**What you are asked to do**: Print, word for word, every line from the beginning of the listing up to and including the line with "import plotly.graph_objects as go". Pictures are to be excluded.
--- Extracted information ---
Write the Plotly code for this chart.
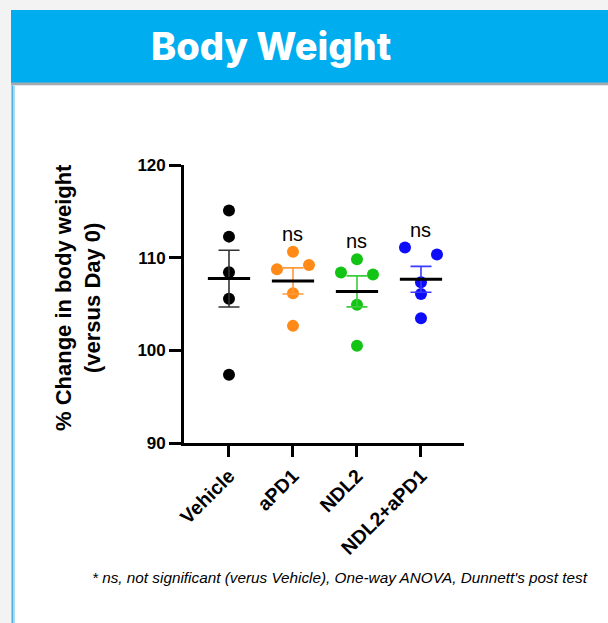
import numpy as np
import plotly.graph_objects as go

# ---------------- data ----------------
categories = ["Vehicle", "aPD1", "NDL2", "NDL2+aPD1"]
vehicle = [115.08, 112.27, 108.43, 105.56, 97.36]
apd1 = [110.65, 108.76, 109.22, 106.17, 102.64]
ndl2 = [109.83, 108.39, 108.18, 104.91, 100.49]
ndl2_apd1 = [111.09, 110.33, 107.35, 106.09, 103.47]
# horizontal offsets of the dots (category units)
jitter_vehicle = [0.0, 0.0, 0.0, 0.0, 0.0]
jitter_apd1 = [0.0, -0.25, 0.25, 0.0, 0.0]
jitter_ndl2 = [0.0, -0.25, 0.25, 0.0, 0.0]
jitter_ndl2_apd1 = [-0.25, 0.25, 0.0, 0.0, 0.0]
sig_labels = ["", "ns", "ns", "ns"]
y_ticks = [90, 100, 110, 120]

groups = [vehicle, apd1, ndl2, ndl2_apd1]
jitters = [jitter_vehicle, jitter_apd1, jitter_ndl2, jitter_ndl2_apd1]
colors = ["#000000", "#ff8a17", "#14c414", "#0d0dfa"]
err_colors = ["#333333", "#ff9a3a", "#3ccc3c", "#3a3aff"]

W, H = 608, 623
L, R, T, B = 184, 144, 165, 180
PW, PH = W - L - R, H - T - B


def px(x):
    return (x - L) / PW


def py(y):
    return (H - B - y) / PH


fig = go.Figure()

for i, (vals, jit) in enumerate(zip(groups, jitters)):
    vals = np.array(vals)
    xs = [i + j for j in jit]
    fig.add_trace(go.Scatter(x=xs, y=vals, mode="markers",
                             marker=dict(size=12, color=colors[i], line=dict(width=0)),
                             showlegend=False, hoverinfo="y"))

for i, vals in enumerate(groups):
    vals = np.array(vals)
    m = vals.mean()
    sem = vals.std(ddof=1) / np.sqrt(len(vals))
    fig.add_trace(go.Scatter(x=[i], y=[m], mode="markers",
                             marker=dict(size=0.1, color="rgba(0,0,0,0)"),
                             error_y=dict(type="data", array=[sem], visible=True,
                                          color=err_colors[i], thickness=1.6, width=10.5),
                             showlegend=False, hoverinfo="skip"))
    fig.add_trace(go.Scatter(x=[i - 0.33, i + 0.33], y=[m, m], mode="lines",
                             line=dict(color="black", width=3),
                             showlegend=False, hoverinfo="skip"))

for i, (lab, vals) in enumerate(zip(sig_labels, groups)):
    if lab:
        fig.add_annotation(x=i, y=max(vals), text=lab, showarrow=False,
                           xref="x", yref="y", yanchor="middle", yshift=18,
                           font=dict(family="Liberation Sans", size=20, color="black"))

shapes = []
# header band
shapes.append(dict(type="rect", xref="paper", yref="paper",
                   x0=px(11), x1=px(620), y0=py(83), y1=py(10),
                   fillcolor="#00aeef", line=dict(width=0), layer="below"))
# grey line under band
shapes.append(dict(type="rect", xref="paper", yref="paper",
                   x0=px(11), x1=px(620), y0=py(85.5), y1=py(82.5),
                   fillcolor="#a3abb0", line=dict(width=0), layer="below"))
# white panel
shapes.append(dict(type="rect", xref="paper", yref="paper",
                   x0=px(12), x1=px(620), y0=py(630), y1=py(85.5),
                   fillcolor="#ffffff", line=dict(width=0), layer="below"))
# panel left border
shapes.append(dict(type="rect", xref="paper", yref="paper",
                   x0=px(11.5), x1=px(13.5), y0=py(630), y1=py(85.5),
                   fillcolor="#4fb0e0", line=dict(width=0), layer="below"))
shapes.append(dict(type="rect", xref="paper", yref="paper",
                   x0=px(13.5), x1=px(15), y0=py(630), y1=py(85.5),
                   fillcolor="#a9dcf3", line=dict(width=0), layer="below"))

fig.update_layout(shapes=shapes)

# title
fig.add_annotation(text="Body Weight", xref="paper", yref="paper",
                   x=px(271), y=py(46), xanchor="center", yanchor="middle",
                   showarrow=False,
                   font=dict(family="Inter", size=38, color="white", weight=800))
# y title
fig.add_annotation(text="% Change in body weight<br>(versus Day 0)", xref="paper", yref="paper",
                   x=px(78), y=py(298), xanchor="center", yanchor="middle",
                   showarrow=False, textangle=-90,
                   font=dict(family="Liberation Sans", size=22, color="black", weight="bold"))
# footnote
fig.add_annotation(text="<i>* ns, not significant (verus Vehicle), One-way ANOVA, Dunnett's post test</i>",
                   xref="paper", yref="paper", x=px(340), y=py(577),
                   xanchor="center", yanchor="middle", showarrow=False,
                   font=dict(family="Liberation Sans", size=15.3, color="black"))

fig.update_xaxes(range=[-0.703, 3.672], tickvals=list(range(len(categories))), ticktext=categories,
                 tickangle=-45, showgrid=False, zeroline=False,
                 showline=True, linecolor="black", linewidth=2.7,
                 ticks="outside", ticklen=11, tickwidth=2.7, tickcolor="black",
                 tickfont=dict(family="Liberation Sans", size=19.5, color="black", weight="bold"))
fig.update_yaxes(range=[90, 120], tickvals=y_ticks, showgrid=False, zeroline=False,
                 showline=True, linecolor="black", linewidth=2.7,
                 ticks="outside", ticklen=12, tickwidth=2.7, tickcolor="black",
                 tickfont=dict(family="Liberation Sans", size=17, color="black", weight="bold"))

fig.update_layout(width=W, height=H, margin=dict(l=L, r=R, t=T, b=B),
                  paper_bgcolor="#f3f3f3", plot_bgcolor="rgba(0,0,0,0)",
                  showlegend=False)

fig.write_html("out.html", config={"displayModeBar": False},
               post_script="document.body.style.margin='0px';document.body.style.overflow='hidden';")
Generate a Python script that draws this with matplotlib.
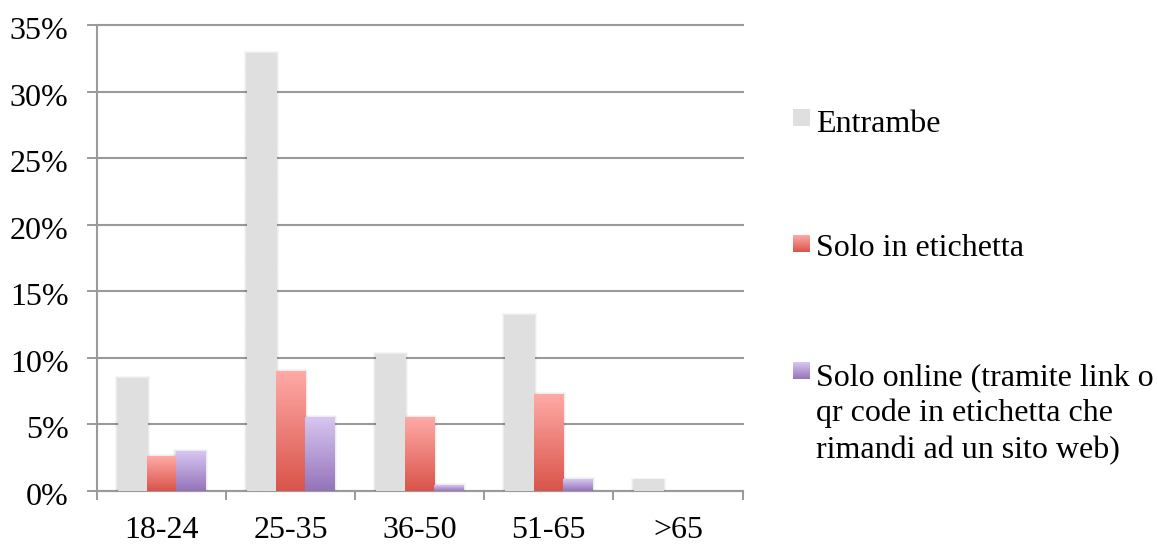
import numpy as np
import matplotlib
matplotlib.use("Agg")
import matplotlib.pyplot as plt
import matplotlib.patheffects as pe
import matplotlib.transforms as mtransforms
from matplotlib.colors import LinearSegmentedColormap

plt.rcParams['font.family'] = ['Liberation Serif', 'DejaVu Serif']

# ---- data -------------------------------------------------------------
categories = ['18-24', '25-35', '36-50', '51-65', '>65']
series_names = ['Entrambe',
                'Solo in etichetta',
                'Solo online (tramite link o\nqr code in etichetta che\nrimandi ad un sito web)']
entrambe = [8.5, 32.9, 10.25, 13.2, 0.85]
solo_etichetta = [2.6, 9.0, 5.55, 7.25, 0.0]
solo_online = [3.0, 5.55, 0.43, 0.88, 0.0]
y_ticks = [0, 5, 10, 15, 20, 25, 30, 35]

series_values = [entrambe, solo_etichetta, solo_online]
# (top colour, bottom colour) of each series' vertical gradient
series_colors = [('#dfdfdf', '#dfdfdf'),
                 ('#ffaaa6', '#d9544a'),
                 ('#d8c6f2', '#9474b9')]

AXIS_GREY = '#9a9a9a'
FS = 23

fig = plt.figure(figsize=(11.58, 5.45), dpi=100)
ax = fig.add_axes([0.0835, 0.0996, 0.5577, 0.8545])

n_cat = len(categories)
x = np.arange(n_cat)
bar_w = 0.225
offsets = [-bar_w, 0.0, bar_w]

shadow = [pe.Stroke(linewidth=4.5, foreground='#000000', alpha=0.03, offset=(0, -0.8)),
          pe.Stroke(linewidth=3.0, foreground='#000000', alpha=0.04, offset=(0, -0.8)),
          pe.Stroke(linewidth=1.5, foreground='#000000', alpha=0.05, offset=(0, -0.8)),
          pe.Normal()]

grad = np.linspace(1, 0, 256).reshape(-1, 1)
for vals, (c_top, c_bot), off in zip(series_values, series_colors, offsets):
    cmap = LinearSegmentedColormap.from_list('g', [c_bot, c_top])
    bars = ax.bar(x + off, vals, width=bar_w, color=c_bot, linewidth=0, zorder=3)
    for b, v in zip(bars, vals):
        if v <= 0:
            b.set_visible(False)
            continue
        b.set_path_effects(shadow)
        x0 = b.get_x()
        im = ax.imshow(grad, cmap=cmap, vmin=0, vmax=1, aspect='auto',
                       extent=(x0, x0 + b.get_width(), 0, v),
                       interpolation='bilinear', zorder=4)
        im.set_clip_path(b)

ax.set_xlim(-0.5, n_cat - 0.5)
ax.set_ylim(0, 35)

# y axis
ax.set_yticks(y_ticks)
ax.set_yticklabels([f'{t}%' for t in y_ticks])
ax.tick_params(axis='y', direction='out', length=7.2, width=1.4,
               color=AXIS_GREY, labelsize=FS, pad=13)
nudge = mtransforms.ScaledTranslation(0, -3 / 100, fig.dpi_scale_trans)
for lbl in ax.get_yticklabels():
    lbl.set_transform(lbl.get_transform() + nudge)
ax.yaxis.grid(True, color=AXIS_GREY, linewidth=1.5, zorder=1)
for gl in ax.get_ygridlines():
    gl.set_clip_on(False)
ax.set_axisbelow(True)

# x axis: tick marks between categories, labels at category centres
ax.set_xticks(np.arange(n_cat + 1) - 0.5)
ax.set_xticklabels([])
ax.set_xticks(x, minor=True)
ax.set_xticklabels(categories, minor=True)
ax.tick_params(axis='x', which='major', direction='out', length=6.5,
               width=1.4, color=AXIS_GREY)
ax.tick_params(axis='x', which='minor', length=0, labelsize=FS, pad=18)

for side in ('top', 'right'):
    ax.spines[side].set_visible(False)
for side in ('left', 'bottom'):
    ax.spines[side].set_color(AXIS_GREY)
    ax.spines[side].set_linewidth(1.5)

# legend: coloured square followed by the series name (one text per line)
W, H = 1158.0, 545.0
legend_rows = [(109, 131.5), (235, 256.5), (362, 385)]
line_step = 36.5
for name, (c_top, c_bot), (sq_top, base) in zip(series_names, series_colors, legend_rows):
    sq = 17
    lax = fig.add_axes([793 / W, 1 - (sq_top + sq) / H, sq / W, sq / H])
    cmap = LinearSegmentedColormap.from_list('g', [c_bot, c_top])
    lax.imshow(grad, cmap=cmap, vmin=0, vmax=1, aspect='auto',
               interpolation='bilinear')
    lax.set_axis_off()
    for i, line in enumerate(name.split('\n')):
        fig.text(816.5 / W, 1 - (base + i * line_step) / H, line, fontsize=FS,
                 va='baseline', ha='left')

fig.savefig('out.png', dpi=100)
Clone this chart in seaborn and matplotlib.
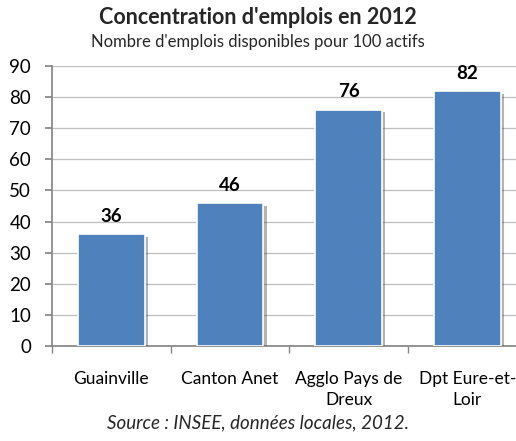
import numpy as np
import pandas as pd
import matplotlib
matplotlib.use('Agg')
import matplotlib.pyplot as plt
import matplotlib.patheffects as pe
import seaborn as sns

# Données
categories = ['Guainville', 'Canton Anet', 'Agglo Pays de\nDreux', 'Dpt Eure-et-\nLoir']
valeurs = [36, 46, 76, 82]
yticks = [0, 10, 20, 30, 40, 50, 60, 70, 80, 90]

sns.set_theme(style='white')
plt.rcParams['font.family'] = ['Lato', 'DejaVu Sans']

df = pd.DataFrame({'cat': categories, 'val': valeurs})

fig = plt.figure(figsize=(5.16, 4.41), dpi=100)
ax = fig.add_axes([52 / 516, 95 / 441, 1 - 52 / 516, 280 / 441])

sns.barplot(data=df, x='cat', y='val', color='#4F81BD', width=0.56,
            saturation=1, edgecolor='white', linewidth=1.2, ax=ax, zorder=3)

for p in ax.patches:
    p.set_path_effects([pe.SimplePatchShadow(offset=(2.5, -2), shadow_rgbFace='#444444', alpha=0.4),
                        pe.Normal()])

for i, v in enumerate(valeurs):
    ax.text(i, v + 3, str(v), ha='center', va='bottom',
            fontsize=13.5, fontweight='bold', color='black')

ax.set_ylim(0, 90)
ax.set_xlim(-0.5, 3.41)
ax.set_yticks(yticks)
ax.yaxis.grid(True, color='#BFBFBF', linewidth=0.9, zorder=0)
ax.set_axisbelow(True)

for s in ['top', 'right']:
    ax.spines[s].set_visible(False)
ax.spines['left'].set_color('#868686')
ax.spines['bottom'].set_color('#868686')

ax.tick_params(axis='y', which='major', direction='out', length=5, color='#868686',
               left=True, labelsize=13.5, labelcolor='black', pad=10)
ax.tick_params(axis='x', which='major', length=0, labelsize=12.5, labelcolor='black', pad=18)
for lbl in ax.get_xticklabels():
    lbl.set_linespacing(1.35)
ax.set_xticks([-0.5, 0.5, 1.5, 2.5], minor=True)
ax.tick_params(axis='x', which='minor', direction='out', length=5, color='#868686', bottom=True)
ax.set_xlabel('')
ax.set_ylabel('')

fig.text(0.5, 423 / 441, "Concentration d'emplois en 2012", ha='center', va='center',
         fontsize=15.5, fontweight='bold')
fig.text(0.5, 399 / 441, "Nombre d'emplois disponibles pour 100 actifs", ha='center',
         va='center', fontsize=12)
fig.text(0.5, 18 / 441, "Source : INSEE, données locales, 2012.", ha='center', va='center',
         fontsize=13.5, style='italic')

fig.savefig('out.png', dpi=100)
---
**Solution to the problem**:
Write the Plotly code for this chart.
import numpy as np
import plotly.graph_objects as go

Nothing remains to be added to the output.